The World Bank (WB) will provide Jordan with $250 million in August as part of $500 million in concessional financing to support Jordan’s ongoing reforms, Ferid Belhaj, World Bank MENA vice president, said on Sunday.
The WB already extended $250 million to the Kingdom last week as the first part of the $500 million financing, which was announced late June with a vision to improve the economy and business climate by reducing business costs fostering competition, and increasing exports, he said during a meeting with the media on Sunday.
“The disbursement of the second $250 million will be in August,” he said, stressing the bank’s commitment to and support for Jordan.
The $500 million First Equitable Growth and Job Creation Development Policy Loan (DPL) consists of a grant of $111 million from the Global Concessional Financing Facility (GCFF) and a non-concessional portion of $389 million.
During the meeting, Tania Meyer, resident representative of the WB in Jordan, said the financing will help in the expansion of the number of the National Aid Fund cash transfer programmes.
She said the number will be doubled from 98,000 currently.
Meyer added that the WB would also continue to focus on various areas of support development plans, including those designed to improve the education sector, adding that one of the key areas of support will focus on ensuring access to quality education for all.
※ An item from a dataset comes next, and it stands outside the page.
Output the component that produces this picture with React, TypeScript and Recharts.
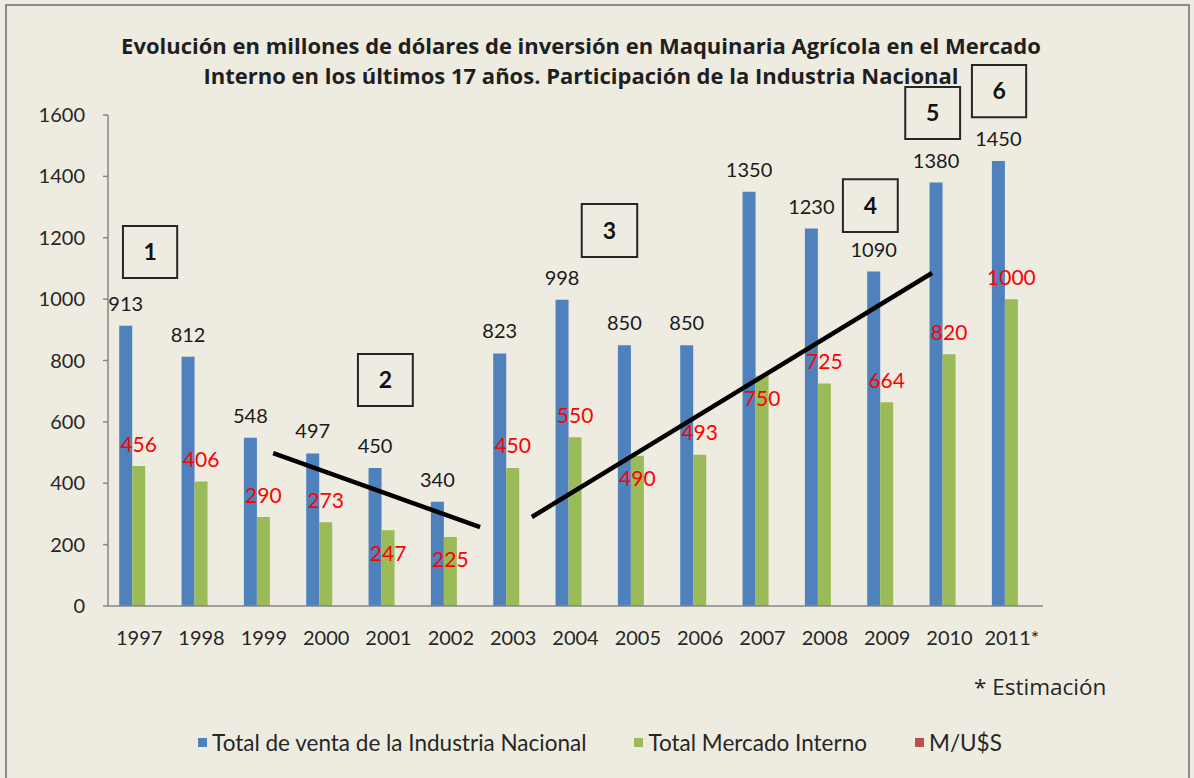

Last month, the WB announced that the loan would also expand social safety nets to protect the underprivileged against economic shocks, boost job creation and improve access to finance for small and medium enterprises (SMEs). The programme, will have a specific focus on creating opportunities for young people and women.
The non-concessional portion has a fixed spread and final maturity of 35 years, including a grace period of four and a half years.
“The interest rate on the loan is close to zero,” Meyer said during the meeting, on Sunday.
The WB financing will support reforms to reduce business costs and improve market accessibility as a way of boosting productivity. At the same time, creating flexible and integrated labour markets and better, more efficient social assistance will allow more Jordanians to work, and allow those that do not have employment or decent incomes to benefit from social assistance.
Launched in 2016, the GCFF provides concessional financing to middle income countries hosting large numbers of refugees at rates usually reserved for the poorest countries. The programme brings the World Bank Group’s total commitments to Jordan to $1.3 billion, of which $1.1 billion is on concessional terms.